Il est vrai que je ne suis ni tranquille ni rassurant. Je ne suis pas un technicien pur et dur. J’essaie d’accompagner les cuisiniers en suggérant des choses. Si on veut durer et si on veut que les collaborateurs restent attachés à ce que l’on fait, il ne faut pas les mettre dans un cadre dans lequel ils ne seront pas à l’aise. A un moment donné, le cuisinier est face à lui-même et il doit avoir la capacité d’interpréter ce que je dis. Et moi, ce que j’aime dans mon travail, c’est l’émotion que l’on va transmettre dans l’assiette.

Après Cannes, Marrakech, La Baule, Courchevel, Montreux, Saint-Barth’ ou encore Abu Dhabi, le prochain Fouquet’s ouvrira ses portes à New York ...
Oui, c’est prévu pour septembre. Le chef Philippe Orrico nous a rejoints pour préparer cette ouverture qui est très importante pour le groupe Barrière et il en sera le chef exécutif. New York est une lessiveuse et on ne peut pas se rater! Nous allons bien sûr adapter la carte à la clientèle new-yorkaise qui adore la viande, le homard, le crabe, l’avocat... Une brasserie n’est pas là pour rehausser la cuisine, mais pour faire plaisir aux gens.

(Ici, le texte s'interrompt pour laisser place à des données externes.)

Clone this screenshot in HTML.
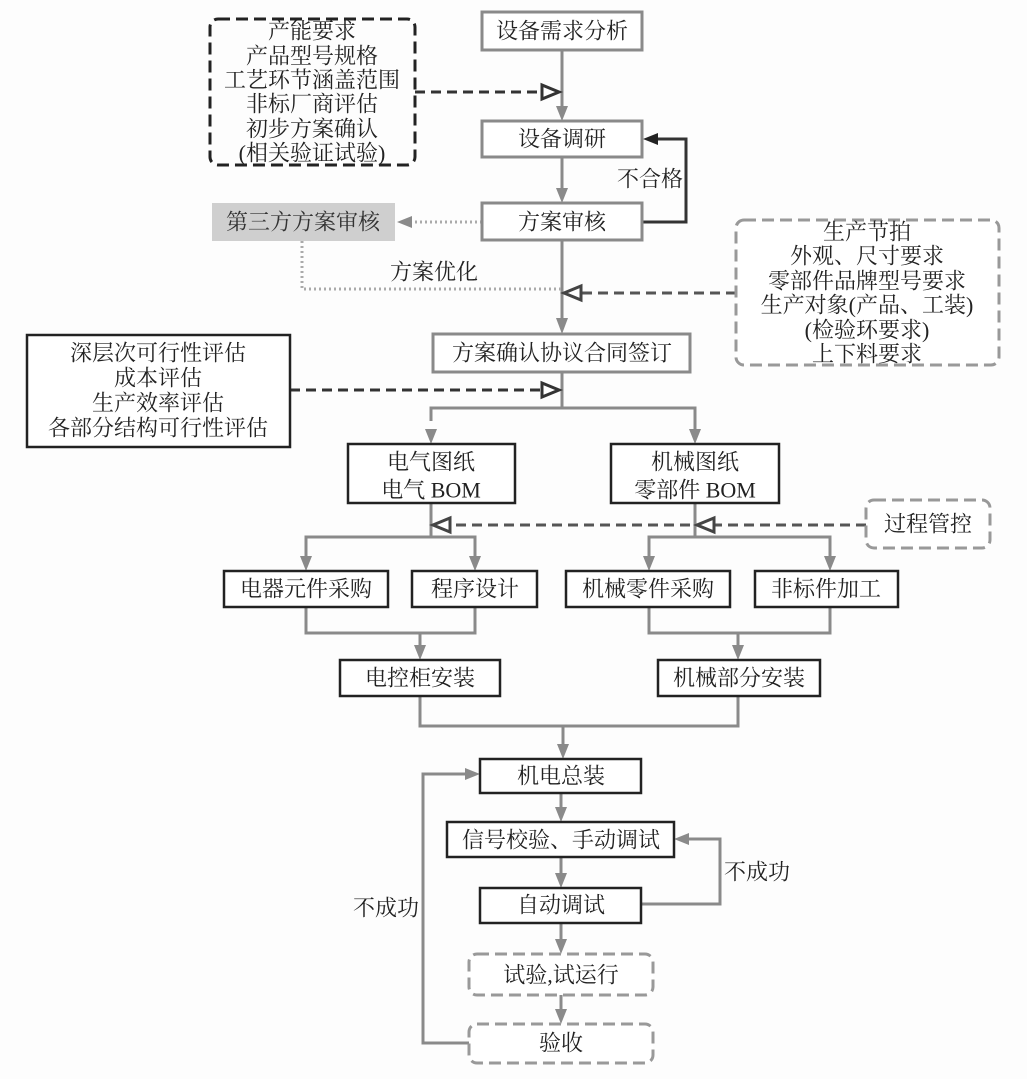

A quand un restaurant Pierre Gagnaire en Suisse?
En propre, j’ai trois restaurants, ce qui représente environ 80 collaborateurs. Je ne prévois pas d’ouvrir un restaurant en propre, où que ce soit, car j’ai donné à ce niveau-là. Pour les autres restaurants (n.d.l.r.: Pierre Gagnaire gère une quinzaine d’établissements dans le monde, dont à Londres, Dubaï, Hong-Kong et Shanghai), c’est différent: je conçois le lieu et la carte et je m’adapte au cahier des charges.

Comment motiver la jeune génération à s’engager dans la branche?
Il est clair que la crise du Covid-19 y est pour quelque chose. Il se trouve que tous les secteurs sont touchés par la pénurie de personnel qualifié, pas seulement l’hôtellerie-restauration. Je pense que le facteur-clé chez les jeunes, aujourd’hui, c’est le rapport au travail. Ils doivent comprendre que la réussite passe par le travail.